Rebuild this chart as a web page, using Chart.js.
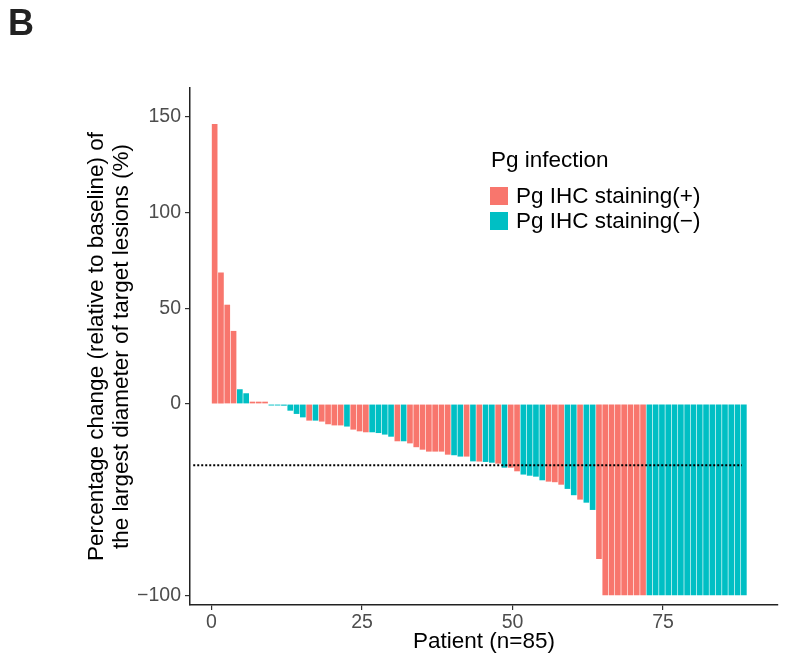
<!DOCTYPE html>
<html>
<head>
<meta charset="utf-8">
<script src="https://cdn.jsdelivr.net/npm/chart.js@4.4.0/dist/chart.umd.min.js"></script>
<style>
  body { margin: 0; background: #fff; }
  #wrap { position: relative; width: 785px; height: 656px; font-family: "Liberation Sans", Arial, sans-serif; }
  #panel { position: absolute; left: 8px; top: 2px; font-size: 36px; font-weight: bold; color: #222; }
  #legend { position: absolute; left: 491px; top: 147px; font-size: 22.5px; color: #000; }
  #legend .ttl { height: 26px; line-height: 26px; margin-bottom: 10px; }
  #legend .item { height: 25px; display: flex; align-items: center; }
  #legend .box { width: 18px; height: 18px; margin-right: 8px; margin-left: -1px; }
</style>
</head>
<body>
<div id="wrap">
  <canvas id="chart" width="785" height="656"></canvas>
  <div id="panel">B</div>
  <div id="legend"></div>
</div>
<script>
// percentage change per patient, sorted
const change = [
  146.4, 68.8, 51.9, 38.2, 7.7, 5.6, 1.2, 1.2, 1.2, -0.8,
  -0.8, -0.9, -3.5, -5.2, -7.0, -8.7, -8.7, -9.2, -10.6, -11.2,
  -11.2, -11.8, -13.4, -14.3, -14.8, -14.8, -15.2, -16.0, -17.1, -19.5,
  -19.5, -20.6, -22.6, -23.9, -24.9, -24.9, -24.9, -26.5, -26.8, -27.5,
  -27.5, -30.0, -30.1, -30.3, -30.7, -31.2, -33.3, -33.3, -35.2, -36.9,
  -37.5, -38.0, -39.9, -40.6, -40.9, -42.2, -44.4, -47.7, -50.0, -51.6,
  -55.4, -81.0, -100, -100, -100, -100, -100, -100, -100, -100,
  -100, -100, -100, -100, -100, -100, -100, -100, -100, -100,
  -100, -100, -100, -100, -100
];

// Pg IHC staining per patient
const pg = [
  '+','+','+','+','-','-','+','+','+','-',
  '-','-','-','-','-','+','-','+','+','+',
  '+','-','+','+','+','-','-','-','-','+',
  '-','+','+','+','+','+','+','+','-','-',
  '+','-','+','-','-','+','-','+','+','-',
  '-','-','-','+','+','+','-','-','+','-',
  '-','+','+','+','+','+','+','+','+','-',
  '-','-','-','-','-','-','-','-','-','-',
  '-','-','-','-','-'
];

const patients = change.map((_, i) => i + 1);
const groupLabels = ['Pg IHC staining(+)', 'Pg IHC staining(\u2212)'];
const groupColors = ['#F8766D', '#00BFC4'];
const cutoff = -32;
const cutoffFrom = -2.4, cutoffTo = 84.7;
const xTicks = [0, 25, 50, 75];
const yTicks = [150, 100, 50, 0, -100];
const yTitle = ['Percentage change (relative to baseline) of', 'the largest diameter of target lesions (%)'];
const xTitle = 'Patient (n=85)';

const posData = patients.map((p, i) => ({ x: p, y: pg[i] === '+' ? change[i] : null }));
const negData = patients.map((p, i) => ({ x: p, y: pg[i] === '-' ? change[i] : null }));

const family = '"Liberation Sans", Arial, sans-serif';
const tickFont = { family: family, size: 19.5 };
const titleFont = { family: family, size: 22.5, lineHeight: 1.11 };

const chart = new Chart(document.getElementById('chart'), {
  type: 'bar',
  data: {
    datasets: [
      {
        label: groupLabels[0],
        data: posData,
        backgroundColor: groupColors[0],
        borderWidth: 0,
        barPercentage: 0.9,
        categoryPercentage: 1,
        grouped: false,
        order: 2
      },
      {
        label: groupLabels[1],
        data: negData,
        backgroundColor: groupColors[1],
        borderWidth: 0,
        barPercentage: 0.9,
        categoryPercentage: 1,
        grouped: false,
        order: 2
      },
      {
        type: 'line',
        label: 'cutoff',
        data: [{ x: cutoffFrom, y: cutoff }, { x: cutoffTo, y: cutoff }],
        borderColor: '#000',
        borderWidth: 2,
        borderDash: [2, 2],
        pointRadius: 0,
        fill: false,
        order: 1
      }
    ]
  },
  options: {
    responsive: false,
    animation: false,
    layout: { padding: { top: 88, right: 7, left: 0, bottom: 0 } },
    plugins: {
      legend: { display: false },
      tooltip: { enabled: false }
    },
    scales: {
      x: {
        type: 'linear',
        display: false,
        offset: false,
        grid: { offset: false },
        min: -2.913,
        max: 90.42
      },
      xt: {
        type: 'linear',
        position: 'bottom',
        offset: false,
        min: -3.571,
        max: 94.10,
        afterBuildTicks: s => { s.ticks = xTicks.map(v => ({ value: v })); },
        afterFit: s => { s.height = 51; },
        grid: { offset: false, drawOnChartArea: false, tickLength: 5, color: '#333', lineWidth: 1.2 },
        border: { color: '#222', width: 1.5 },
        ticks: { color: '#4d4d4d', font: tickFont, padding: 1, maxRotation: 0 },
        title: {
          display: true,
          text: xTitle,
          color: '#000',
          font: titleFont,
          padding: { top: 0, bottom: 1.5 }
        }
      },
      y: {
        min: -105.1,
        max: 165.2,
        afterBuildTicks: s => { s.ticks = yTicks.map(v => ({ value: v })); },
        afterFit: s => { s.width = 190; },
        grid: { drawOnChartArea: false, tickLength: 5, color: '#333', lineWidth: 1.2 },
        border: { color: '#222', width: 1.5 },
        ticks: {
          color: '#4d4d4d',
          font: tickFont,
          padding: 4,
          callback: v => v < 0 ? '\u2212' + Math.abs(v) : String(v)
        },
        title: {
          display: true,
          text: yTitle,
          color: '#000',
          font: titleFont,
          padding: { top: 84.5, bottom: 0 }
        }
      }
    }
  }
});

// legend drawn inside the panel, from the chart's own datasets
const legend = document.getElementById('legend');
const ttl = document.createElement('div');
ttl.className = 'ttl';
ttl.textContent = 'Pg infection';
legend.appendChild(ttl);
chart.data.datasets.slice(0, 2).forEach(ds => {
  const row = document.createElement('div');
  row.className = 'item';
  const box = document.createElement('span');
  box.className = 'box';
  box.style.background = ds.backgroundColor;
  const txt = document.createElement('span');
  txt.textContent = ds.label;
  row.appendChild(box);
  row.appendChild(txt);
  legend.appendChild(row);
});
</script>
</body>
</html>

# Instructions to follow
Make an exact copy of the data, leaving its pictures out.

# Exercise result
Rebuild this chart as a web page, using Chart.js.
<!DOCTYPE html>
<html>
<head>
<meta charset="utf-8">
<script src="https://cdn.jsdelivr.net/npm/chart.js@4.4.0/dist/chart.umd.min.js"></script>
<style>
  body { margin: 0; background: #fff; }
  #wrap { position: relative; width: 785px; height: 656px; font-family: "Liberation Sans", Arial, sans-serif; }
  #panel { position: absolute; left: 8px; top: 2px; font-size: 36px; font-weight: bold; color: #222; }
  #legend { position: absolute; left: 491px; top: 147px; font-size: 22.5px; color: #000; }
  #legend .ttl { height: 26px; line-height: 26px; margin-bottom: 10px; }
  #legend .item { height: 25px; display: flex; align-items: center; }
  #legend .box { width: 18px; height: 18px; margin-right: 8px; margin-left: -1px; }
</style>
</head>
<body>
<div id="wrap">
  <canvas id="chart" width="785" height="656"></canvas>
  <div id="panel">B</div>
  <div id="legend"></div>
</div>
<script>
// percentage change per patient, sorted
const change = [
  146.4, 68.8, 51.9, 38.2, 7.7, 5.6, 1.2, 1.2, 1.2, -0.8,
  -0.8, -0.9, -3.5, -5.2, -7.0, -8.7, -8.7, -9.2, -10.6, -11.2,
  -11.2, -11.8, -13.4, -14.3, -14.8, -14.8, -15.2, -16.0, -17.1, -19.5,
  -19.5, -20.6, -22.6, -23.9, -24.9, -24.9, -24.9, -26.5, -26.8, -27.5,
  -27.5, -30.0, -30.1, -30.3, -30.7, -31.2, -33.3, -33.3, -35.2, -36.9,
  -37.5, -38.0, -39.9, -40.6, -40.9, -42.2, -44.4, -47.7, -50.0, -51.6,
  -55.4, -81.0, -100, -100, -100, -100, -100, -100, -100, -100,
  -100, -100, -100, -100, -100, -100, -100, -100, -100, -100,
  -100, -100, -100, -100, -100
];

// Pg IHC staining per patient
const pg = [
  '+','+','+','+','-','-','+','+','+','-',
  '-','-','-','-','-','+','-','+','+','+',
  '+','-','+','+','+','-','-','-','-','+',
  '-','+','+','+','+','+','+','+','-','-',
  '+','-','+','-','-','+','-','+','+','-',
  '-','-','-','+','+','+','-','-','+','-',
  '-','+','+','+','+','+','+','+','+','-',
  '-','-','-','-','-','-','-','-','-','-',
  '-','-','-','-','-'
];

const patients = change.map((_, i) => i + 1);
const groupLabels = ['Pg IHC staining(+)', 'Pg IHC staining(\u2212)'];
const groupColors = ['#F8766D', '#00BFC4'];
const cutoff = -32;
const cutoffFrom = -2.4, cutoffTo = 84.7;
const xTicks = [0, 25, 50, 75];
const yTicks = [150, 100, 50, 0, -100];
const yTitle = ['Percentage change (relative to baseline) of', 'the largest diameter of target lesions (%)'];
const xTitle = 'Patient (n=85)';

const posData = patients.map((p, i) => ({ x: p, y: pg[i] === '+' ? change[i] : null }));
const negData = patients.map((p, i) => ({ x: p, y: pg[i] === '-' ? change[i] : null }));

const family = '"Liberation Sans", Arial, sans-serif';
const tickFont = { family: family, size: 19.5 };
const titleFont = { family: family, size: 22.5, lineHeight: 1.11 };

const chart = new Chart(document.getElementById('chart'), {
  type: 'bar',
  data: {
    datasets: [
      {
        label: groupLabels[0],
        data: posData,
        backgroundColor: groupColors[0],
        borderWidth: 0,
        barPercentage: 0.9,
        categoryPercentage: 1,
        grouped: false,
        order: 2
      },
      {
        label: groupLabels[1],
        data: negData,
        backgroundColor: groupColors[1],
        borderWidth: 0,
        barPercentage: 0.9,
        categoryPercentage: 1,
        grouped: false,
        order: 2
      },
      {
        type: 'line',
        label: 'cutoff',
        data: [{ x: cutoffFrom, y: cutoff }, { x: cutoffTo, y: cutoff }],
        borderColor: '#000',
        borderWidth: 2,
        borderDash: [2, 2],
        pointRadius: 0,
        fill: false,
        order: 1
      }
    ]
  },
  options: {
    responsive: false,
    animation: false,
    layout: { padding: { top: 88, right: 7, left: 0, bottom: 0 } },
    plugins: {
      legend: { display: false },
      tooltip: { enabled: false }
    },
    scales: {
      x: {
        type: 'linear',
        display: false,
        offset: false,
        grid: { offset: false },
        min: -2.913,
        max: 90.42
      },
      xt: {
        type: 'linear',
        position: 'bottom',
        offset: false,
        min: -3.571,
        max: 94.10,
        afterBuildTicks: s => { s.ticks = xTicks.map(v => ({ value: v })); },
        afterFit: s => { s.height = 51; },
        grid: { offset: false, drawOnChartArea: false, tickLength: 5, color: '#333', lineWidth: 1.2 },
        border: { color: '#222', width: 1.5 },
        ticks: { color: '#4d4d4d', font: tickFont, padding: 1, maxRotation: 0 },
        title: {
          display: true,
          text: xTitle,
          color: '#000',
          font: titleFont,
          padding: { top: 0, bottom: 1.5 }
        }
      },
      y: {
        min: -105.1,
        max: 165.2,
        afterBuildTicks: s => { s.ticks = yTicks.map(v => ({ value: v })); },
        afterFit: s => { s.width = 190; },
        grid: { drawOnChartArea: false, tickLength: 5, color: '#333', lineWidth: 1.2 },
        border: { color: '#222', width: 1.5 },
        ticks: {
          color: '#4d4d4d',
          font: tickFont,
          padding: 4,
          callback: v => v < 0 ? '\u2212' + Math.abs(v) : String(v)
        },
        title: {
          display: true,
          text: yTitle,
          color: '#000',
          font: titleFont,
          padding: { top: 84.5, bottom: 0 }
        }
      }
    }
  }
});

// legend drawn inside the panel, from the chart's own datasets
const legend = document.getElementById('legend');
const ttl = document.createElement('div');
ttl.className = 'ttl';
ttl.textContent = 'Pg infection';
legend.appendChild(ttl);
chart.data.datasets.slice(0, 2).forEach(ds => {
  const row = document.createElement('div');
  row.className = 'item';
  const box = document.createElement('span');
  box.className = 'box';
  box.style.background = ds.backgroundColor;
  const txt = document.createElement('span');
  txt.textContent = ds.label;
  row.appendChild(box);
  row.appendChild(txt);
  legend.appendChild(row);
});
</script>
</body>
</html>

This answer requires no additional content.